Beyond Data and Metrics

In the realm of ESG it’s easy to get wrapped up in the data. The introduction of legislation to combat greenwashing has heightened the focus on quantifying and reporting progress.

The Competition and Markets Authority introduced the Green Claims Code, which requires companies to demonstrate transparency towards green claims and comply with consumer protection law.  Having the data to underpin green claims is a necessity.  

The US Securities and Exchange Commission went further, releasing a draft rule for mandating disclosure of Scope 1-3 emissions by listed companies (March 2022). Compelling companies to be accountable for their GHG emissions. 

But to build trust, you must do more than satisfy regulatory requirements and ‘tick boxes’.

You have no doubt made efforts to improve the sustainability credentials of your business in the last 12-24 months.
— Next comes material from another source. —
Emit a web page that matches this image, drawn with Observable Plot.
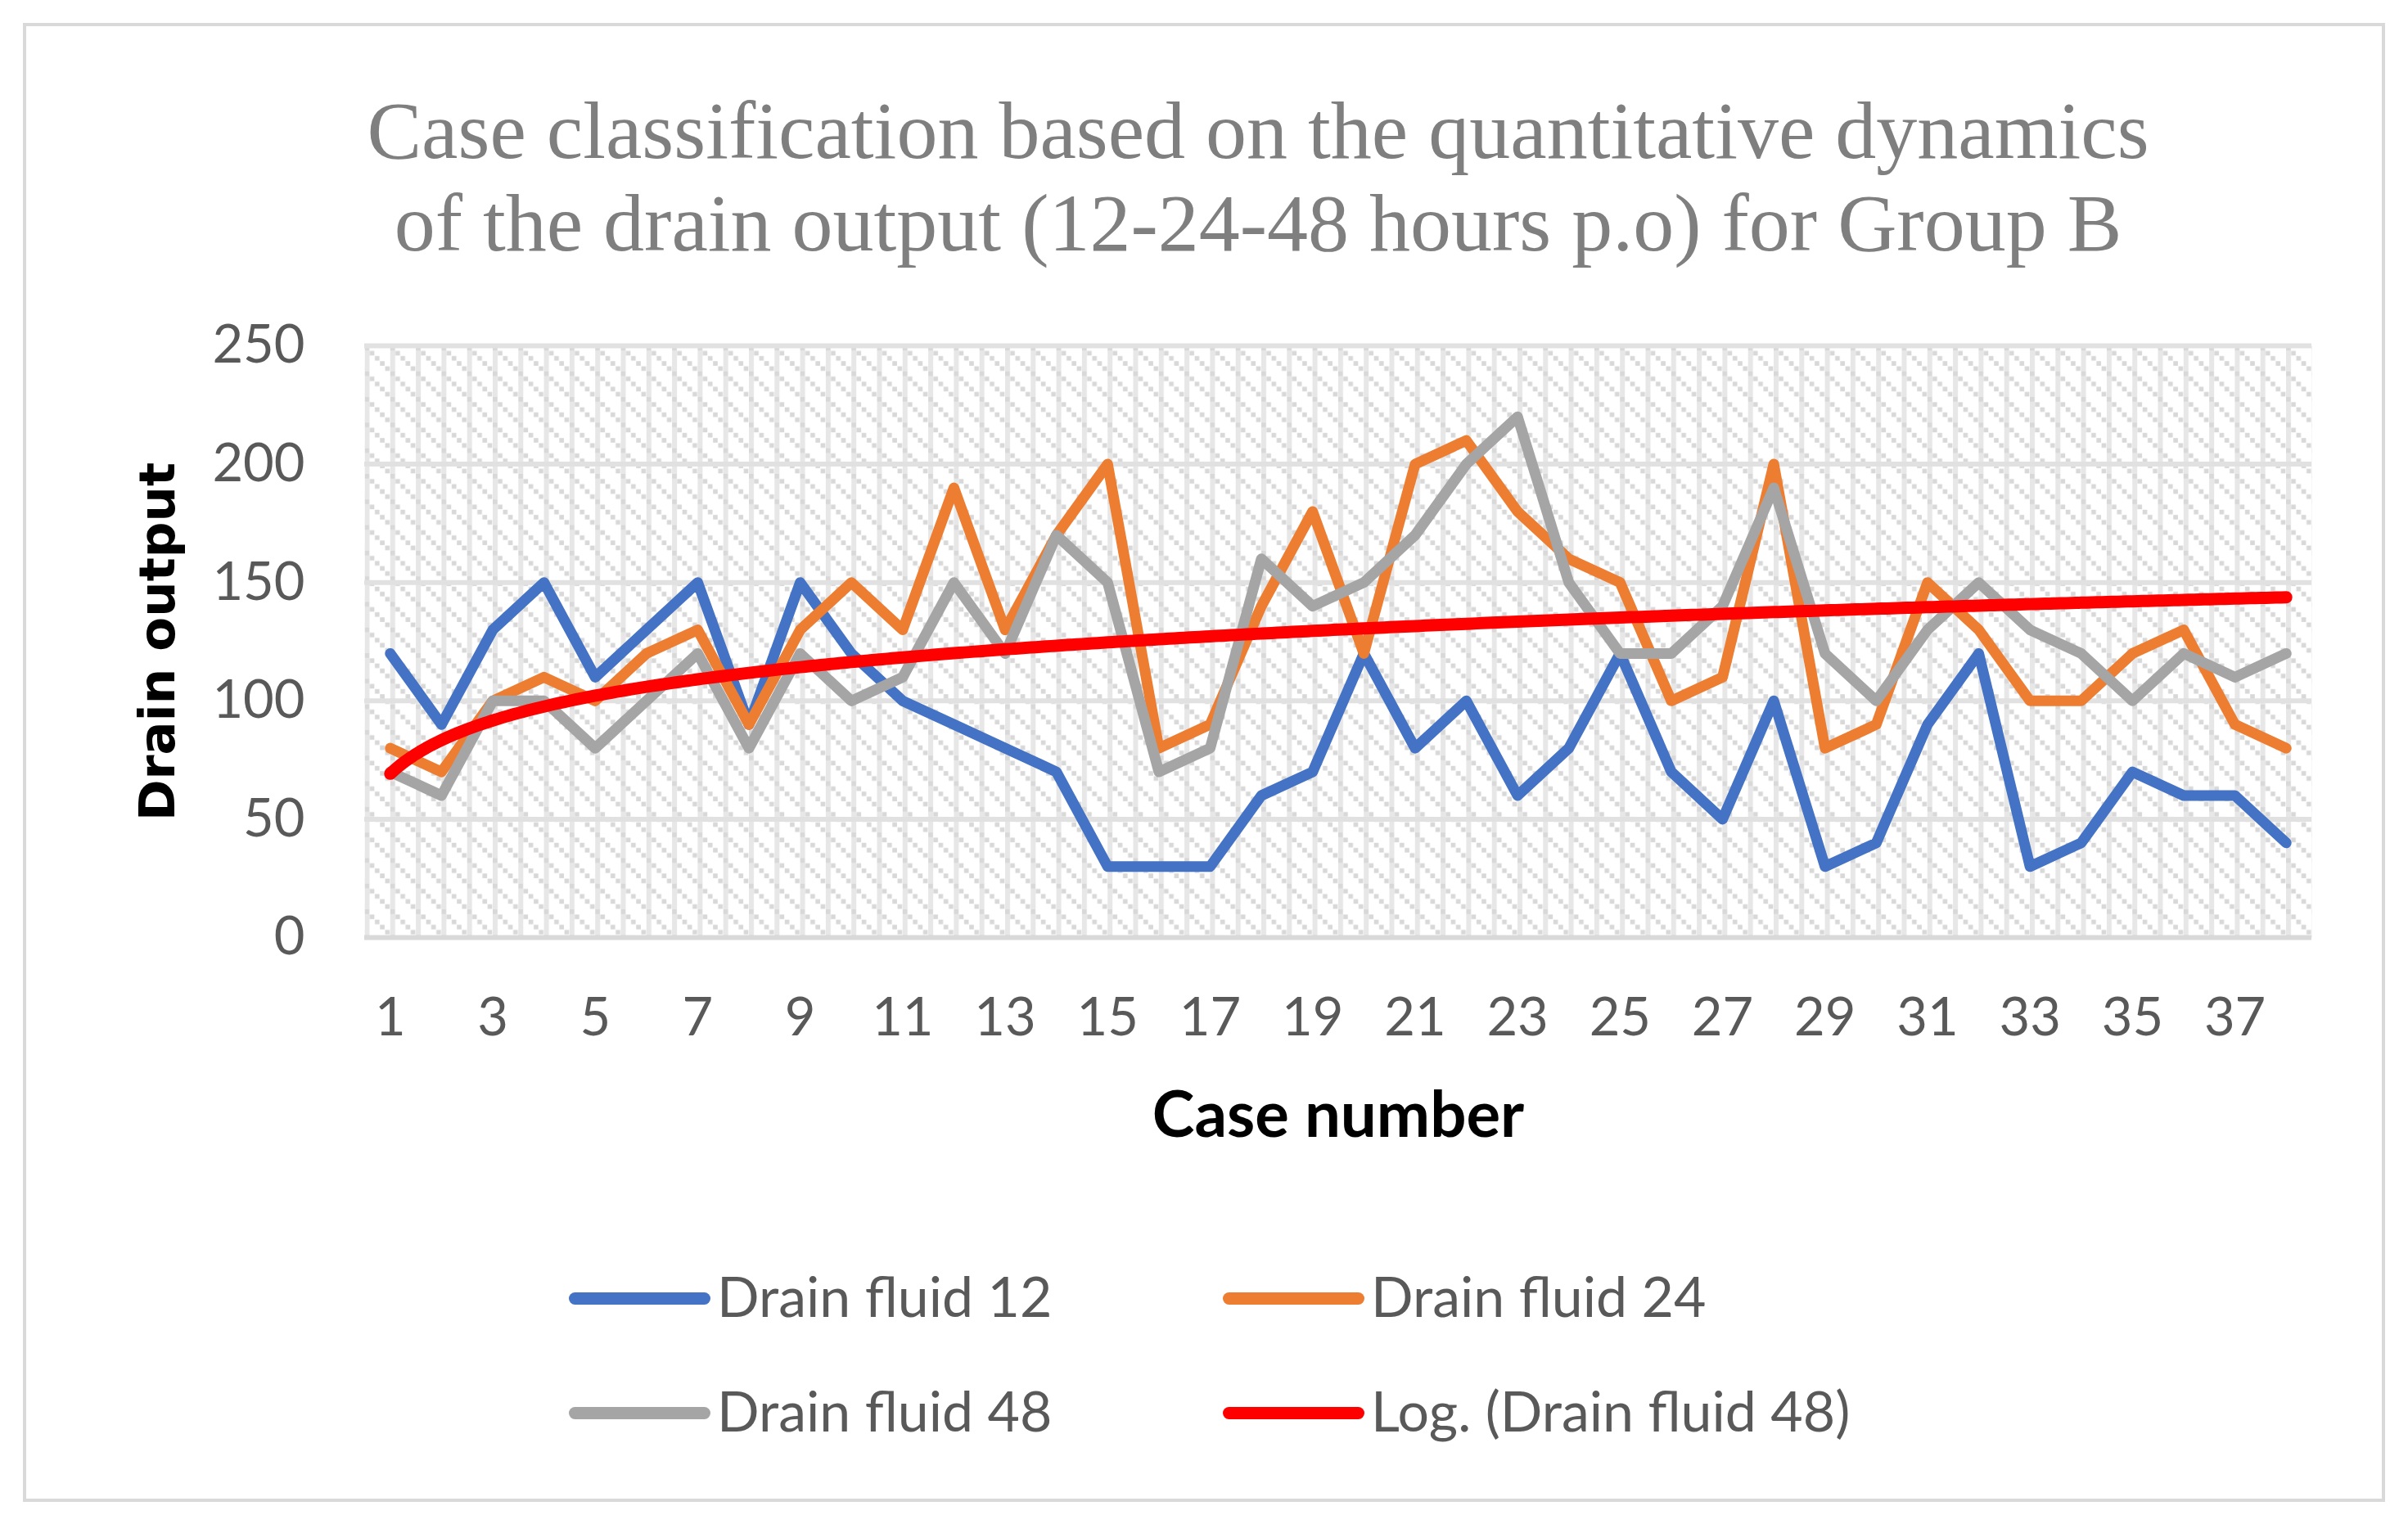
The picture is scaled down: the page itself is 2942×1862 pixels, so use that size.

It’s right to communicate success. Whether it’s increasing diversity among management, reducing carbon emissions or adopting initiatives such as tying executive compensation to ESG goals. Stakeholders will ask about your progress. You need to tell them.  How you do this makes a difference.  

Scoring high “socially” or “environmentally” doesn’t mean much to a customer unless they are aware of the methodology used to determine the ratings. And they almost certainly aren’t.  

You could skip the ratings and offer stakeholders quantified snapshots of your ESG progress. Carbon emissions have been reduced by “x” amount. The ethnic make-up of our staff is “this”. In many cases, such figures will have to be disclosed anyway under incoming regulatory requirements.  

But ask yourself whether this alone is going to resonate with interested parties. Not every stakeholder will know industry averages for these figures. Not everyone is going to be able to look at a number on a page and say, “yes, I can see progress there”.  

Don’t just throw out the numbers. Provide qualitative insights about your progress as well. Show don’t tell.

Providing an audience with a window into how your actions have an impact – on customers, employees and the broader community surrounding your company – can help make sense of sustainability-related disclosures.  

So, if you’ve adopted an initiative to support underrepresented groups in your company, make sure the voices of these beneficiaries are amplified. A video interview, a podcast, a blog – make this story accessible. Show how the policy works in practice.  

Avoid trying to justify every adopted policy by pointing towards a bottom-line benefit or ESG compliance. As Jonathan Guthrie argues in his recent Column (Financial Times), it’s worth taking positive action because it’s the right thing to do – not just because it boosts you up a proverbial ESG table or fattens your profits.  

ESG disclosures and targets are useful, if not essential. But, additionally, look around and assess how your steps are impacting people and the planet. Engage and empower your stakeholders to share your story.